Is Square the Best Payment Processor

Is square the cheapest payment processor? 

Bet you didn't expect to see this here. But Square does win in one specific scenario. If your average sale is $7 or below, square's flat 2.75% often will lose $ on the transaction, and a negative processing fee will always be lower than any payment processor will offer. The following processing fees were pulled from square's website (https://squareup.com/guides/credit-card-processing-fees-and-rates) 

  • MC: 1.55% - 2.6%

  • Visa: 1.43% - 2.4%

  • Disc: 1.56%- 2.3%

  • Amex: 2.5% - 3.5%

  • Square: 2.75% for all cards

So how does square win? Let me explain. 

Credit cards have two types of fees. A percentage on the total dollar amount of the sale, and an authorization or fixed dollar amount on each swipe. Processors that "simplify" the rates for their consumers simply absorb the flat dollar amount charged. I like to call this deceptive transparency. One flat fee that includes all of the other fees is just a way of justifying an inflated processing fee.  (I'd also like to note at the time of the blog, debit cards for visa/mastercard cost 0.05% and 22 cents, and amex costs for merchants are an average of 2.42%)

For example, a common interchange rate for a restaurant is 1.50% and $0.10. Using a merchant service provider, a low volume business may be charged 0.50% and $0.10 in addition to interchange for a final of 2.00% and $0.20 in total fees paid. 

Square charges a flat 2.75% and no authorization fee. 

On a $5 transaction, the above merchant fees would be (warning: math ahead. Skip to the bolded section if you hate math) 2.00% * $5.00 + $0.20 or $0.30 total. 

On that same $5 transaction, square charges 2.75% * $5.00, or $0.13. 

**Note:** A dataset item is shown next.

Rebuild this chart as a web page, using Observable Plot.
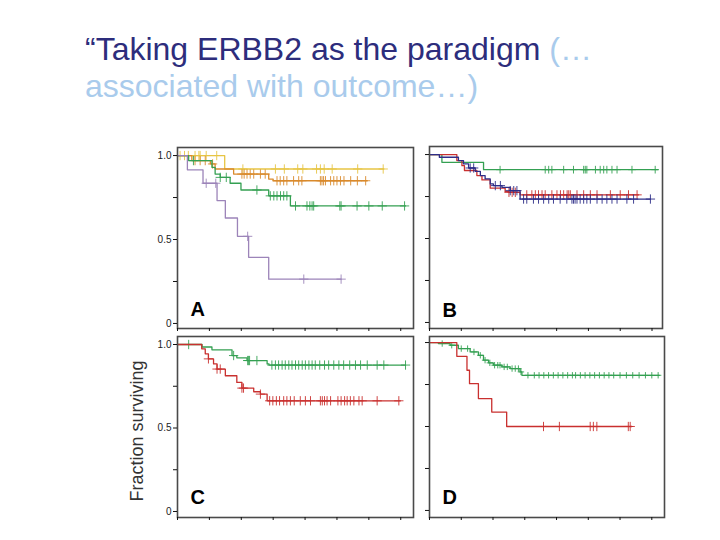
<!DOCTYPE html>
<html>
<head>
<meta charset="utf-8">
<script src="https://cdn.jsdelivr.net/npm/d3@7"></script>
<script src="https://cdn.jsdelivr.net/npm/@observablehq/plot@0.6"></script>
<style>
  html, body { margin: 0; padding: 0; background: #fff; }
  #root { position: relative; width: 720px; height: 540px; overflow: hidden; background: #fff; font-family: "Liberation Sans", Arial, sans-serif; }
  #title { position: absolute; left: 85px; top: 31px; font-size: 32px; line-height: 37px; white-space: nowrap; }
  .dark { color: #2d2d7c; }
  .light { color: #a9cbec; }
  .panel { position: absolute; }
</style>
</head>
<body>
<div id="root">
  <div id="title"><span class="dark">“Taking ERBB2 as the paradigm</span> <span class="light">(…</span><br><span class="light">associated with outcome…)</span></div>
</div>
<script>
// ---- tick values / labels ----
const yTickValues = [0, 0.25, 0.5, 0.75, 1];
const yTickLabels = ["0", "", "0.5", "", "1.0"];
const xTickValues = [0, 1, 2, 3, 4, 5, 6, 7];
const panelLetters = ["A", "B", "C", "D"];
const yAxisTitle = "Fraction surviving";

// ---- Panel A ----
const aYellowT = [0, 1.48, 6.47];
const aYellowS = [1.0, 0.92, 0.92];
const aYellowC = [0.08, 0.22, 0.34, 0.55, 0.67, 0.71, 0.90, 1.23, 2.05, 3.07, 3.35, 3.77, 3.93, 4.36, 4.48, 4.60, 4.85, 5.65, 6.45];
const aOrangeT = [0, 0.45, 1.03, 1.18, 1.76, 2.86, 3.00, 5.95];
const aOrangeS = [1.0, 0.97, 0.95, 0.92, 0.89, 0.86, 0.85, 0.85];
const aOrangeC = [0.55, 0.71, 0.87, 1.10, 2.02, 2.09, 2.18, 2.28, 2.39, 2.60, 2.75, 3.12, 3.22, 3.33, 3.43, 3.64, 3.80, 3.90, 4.48, 4.53, 4.58, 4.64, 4.80, 4.90, 5.00, 5.11, 5.22, 5.43, 5.64, 5.90];
const aGreenT = [0, 0.35, 1.08, 1.18, 1.34, 1.65, 1.99, 2.86, 3.54, 7.15];
const aGreenS = [1.0, 0.97, 0.93, 0.89, 0.87, 0.835, 0.795, 0.76, 0.70, 0.70];
const aGreenC = [0.50, 1.34, 1.53, 2.49, 2.91, 3.02, 3.12, 3.23, 3.33, 3.43, 3.70, 4.06, 4.15, 4.22, 4.27, 5.09, 5.13, 5.63, 6.00, 6.42, 7.12];
const aPurpleT = [0, 0.31, 0.80, 1.24, 1.50, 1.88, 2.23, 2.86, 5.13];
const aPurpleS = [1.0, 0.915, 0.835, 0.732, 0.628, 0.519, 0.394, 0.264, 0.264];
const aPurpleC = [0.90, 1.20, 2.20, 3.96, 5.13];

// ---- Panel B ----
const bGreenT = [0, 0.39, 1.70, 7.18];
const bGreenS = [1.0, 0.954, 0.91, 0.91];
const bGreenC = [2.22, 3.64, 3.75, 3.85, 4.22, 4.53, 4.85, 4.90, 4.95, 5.22, 5.37, 5.48, 5.58, 5.74, 5.90, 6.37, 7.10];
const bRedT = [0, 0.86, 1.02, 1.10, 1.49, 1.65, 1.91, 2.38, 2.49, 2.85, 6.58];
const bRedS = [1.0, 0.964, 0.934, 0.905, 0.875, 0.849, 0.80, 0.78, 0.775, 0.76, 0.76];
const bRedC = [2.50, 2.60, 2.70, 3.06, 3.22, 3.33, 3.43, 3.54, 3.64, 3.85, 4.01, 4.12, 4.22, 4.33, 4.38, 4.43, 4.64, 4.85, 5.06, 5.27, 5.69, 6.00, 6.26, 6.53];
const bBlueT = [0, 0.31, 0.91, 1.07, 1.23, 1.44, 1.60, 1.75, 1.91, 2.01, 2.28, 2.54, 2.85, 6.95];
const bBlueS = [1.0, 0.984, 0.964, 0.944, 0.92, 0.90, 0.875, 0.855, 0.825, 0.815, 0.805, 0.785, 0.735, 0.735];
const bBlueC = [1.28, 1.39, 2.07, 2.23, 2.54, 2.65, 2.75, 2.96, 3.06, 3.27, 3.43, 3.59, 3.75, 3.90, 4.11, 4.32, 4.48, 4.53, 4.58, 4.64, 4.74, 4.85, 4.95, 5.06, 5.27, 5.43, 5.58, 5.74, 5.90, 6.21, 6.42, 6.95];

// ---- Panel C ----
const cGreenT = [0, 0.77, 1.08, 1.71, 1.86, 2.18, 2.81, 2.87, 7.15];
const cGreenS = [1.0, 0.985, 0.968, 0.934, 0.92, 0.904, 0.884, 0.877, 0.877];
const cGreenC = [0.35, 1.76, 2.20, 2.23, 2.26, 2.49, 2.96, 3.07, 3.17, 3.28, 3.38, 3.49, 3.59, 3.70, 3.80, 3.91, 4.01, 4.12, 4.22, 4.32, 4.46, 4.61, 4.74, 4.90, 5.06, 5.21, 5.40, 5.58, 5.74, 5.95, 6.26, 6.47, 7.15];
const cRedT = [0, 0.76, 0.87, 0.97, 1.13, 1.24, 1.50, 1.86, 2.02, 2.39, 2.60, 2.81, 6.99];
const cRedS = [1.0, 0.974, 0.944, 0.914, 0.884, 0.853, 0.813, 0.773, 0.739, 0.717, 0.703, 0.663, 0.663];
const cRedC = [0.97, 1.24, 1.34, 2.02, 2.07, 2.60, 2.89, 2.99, 3.10, 3.20, 3.33, 3.43, 3.54, 3.66, 3.85, 4.01, 4.17, 4.48, 4.54, 4.61, 4.69, 4.80, 5.03, 5.13, 5.24, 5.32, 5.42, 5.53, 5.69, 5.79, 6.26, 6.94];

// ---- Panel D ----
const dGreenT = [0, 0.28, 0.65, 0.91, 1.28, 1.54, 1.70, 1.86, 2.01, 2.28, 2.54, 2.85, 2.91, 7.24];
const dGreenS = [1.0, 0.994, 0.984, 0.964, 0.944, 0.924, 0.895, 0.879, 0.865, 0.855, 0.845, 0.825, 0.805, 0.805];
const dGreenC = [0.40, 0.70, 1.00, 1.20, 1.40, 1.60, 1.75, 1.90, 2.05, 2.15, 2.22, 2.35, 2.45, 2.60, 2.70, 2.80, 2.88, 3.10, 3.30, 3.45, 3.60, 3.75, 3.90, 4.05, 4.20, 4.35, 4.50, 4.60, 4.75, 4.90, 5.05, 5.20, 5.35, 5.50, 5.65, 5.80, 6.00, 6.20, 6.40, 6.60, 6.80, 7.00, 7.20];
const dRedT = [0, 0.86, 1.18, 1.26, 1.54, 1.96, 2.43, 6.37];
const dRedS = [1.0, 0.918, 0.835, 0.755, 0.666, 0.586, 0.50, 0.50];
const dRedC = [3.59, 4.09, 5.06, 5.16, 5.27, 6.26, 6.32];

// ---- colours ----
const cYellow = "#e7c544", cOrange = "#d98a2c", cGreen = "#34a052", cPurple = "#9c84b9";
const cRed = "#c9302f", cBlue = "#2e2e88";

function curve(T, S, C, color, r) {
  const rows = T.map((t, i) => ({t, s: S[i]}));
  const stepAt = c => { let s = S[0]; for (let i = 0; i < T.length; i++) if (T[i] <= c) s = S[i]; return s; };
  const cens = C.map(c => ({t: c, s: stepAt(c)}));
  return [
    Plot.line(rows, {x: "t", y: "s", curve: "step-after", stroke: color, strokeWidth: 1.3}),
    Plot.dot(cens, {x: "t", y: "s", symbol: "plus", r: r ?? 3.1, stroke: color, strokeWidth: 0.9})
  ];
}

function panel(opts) {
  const {left, top, width, height, ml, mr, mt, mb, xMax, yDom, letter, showY, series, yTitle} = opts;
  const marks = [];
  for (const s of series) marks.push(...curve(...s));
  marks.push(Plot.frame({stroke: "#4a4a4a", strokeWidth: 1.6}));
  marks.push(Plot.axisY(yTickValues, {
    tickFormat: d => showY ? yTickLabels[yTickValues.indexOf(d)] : "",
    tickSize: 4, tickPadding: 2, fontSize: 10, label: null, stroke: "#111"
  }));
  marks.push(Plot.axisX(xTickValues, {tickFormat: () => "", tickSize: 3, label: null, stroke: "#111"}));
  marks.push(Plot.text([letter], {frameAnchor: "bottom-left", dx: 13, dy: opts.letterDy, fontSize: 20, fontWeight: "bold", textAnchor: "start", lineAnchor: "bottom", fill: "#000", fontFamily: "Liberation Sans, Arial, sans-serif"}));
  if (yTitle) marks.push(Plot.text([yTitle], {frameAnchor: "left", rotate: -90, dx: -40, dy: 4, fontSize: 18, fill: "#333", textAnchor: "middle", lineAnchor: "middle", fontFamily: "Liberation Sans, Arial, sans-serif"}));
  const svg = Plot.plot({
    width, height, marginLeft: ml, marginRight: mr, marginTop: mt, marginBottom: mb,
    x: {domain: [0, xMax]},
    y: {domain: yDom},
    style: {background: "transparent", overflow: "visible", fontFamily: "Liberation Sans, Arial, sans-serif", color: "#222"},
    marks
  });
  svg.classList.add("panel");
  svg.style.position = "absolute";
  svg.style.left = left + "px";
  svg.style.top = top + "px";
  document.getElementById("root").appendChild(svg);
}

panel({left: 120, top: 138, width: 300, height: 197, ml: 57, mr: 7, mt: 9, mb: 7, xMax: 7.4, yDom: [-0.030, 1.048], letter: panelLetters[0], letterDy: -13, showY: true,
  series: [[aYellowT, aYellowS, aYellowC, cYellow], [aOrangeT, aOrangeS, aOrangeC, cOrange], [aGreenT, aGreenS, aGreenC, cGreen], [aPurpleT, aPurpleS, aPurpleC, cPurple]]});
panel({left: 420, top: 138, width: 250, height: 197, ml: 9, mr: 8, mt: 8, mb: 7, xMax: 7.33, yDom: [-0.036, 1.048], letter: panelLetters[1], letterDy: -12, showY: false,
  series: [[bGreenT, bGreenS, bGreenC, cGreen, 2.6], [bRedT, bRedS, bRedC, cRed], [bBlueT, bBlueS, bBlueC, cBlue]]});
panel({left: 120, top: 328, width: 300, height: 197, ml: 57, mr: 7, mt: 8, mb: 8, xMax: 7.4, yDom: [-0.036, 1.048], letter: panelLetters[2], letterDy: -14, showY: true, yTitle: yAxisTitle,
  series: [[cGreenT, cGreenS, cGreenC, cGreen], [cRedT, cRedS, cRedC, cRed]]});
panel({left: 420, top: 328, width: 250, height: 197, ml: 9, mr: 6, mt: 8, mb: 8, xMax: 7.4, yDom: [-0.042, 1.036], letter: panelLetters[3], letterDy: -14, showY: false,
  series: [[dGreenT, dGreenS, dGreenC, cGreen, 2.2], [dRedT, dRedS, dRedC, cRed]]});
</script>
</body>
</html>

Now I know what you're thinking. $0.17 per transaction doesn't sound like much. But typical restaurants process over a thousand transactions per month! 

It's perfectly reasonable for a restaurant to accept around 30 credit cards per day or upwards of 1000 in a month. That would lead to at least $1700 in savings! Square wins! 

Here's where square loses: EVERYWHERE ELSE. Change that $5 transaction to a $50 transaction and here's the breakdown: 

Square: $1.375

MSP: $1.20

In terms of dollars and cents, a merchant service provider starts winning at around the $10 average sale amount. 

So square wins in this one specific scenario, but they lose everywhere. 

-Square loses on customer service. Merchant service providers offer a dedicated account rep, and 24/7 support. Square does not. 

-Square loses on account stability. A merchant service provider gets your money to you when you need it. Square has a long history of rushing the underwriting process and asking questions later (read: holding your funds until they get the answers they want) 

-Square loses on flexibility. When using square, you're locked into square register app and their integrations. A merchant service provider gives you more flexibility in what equipment and software you can chose.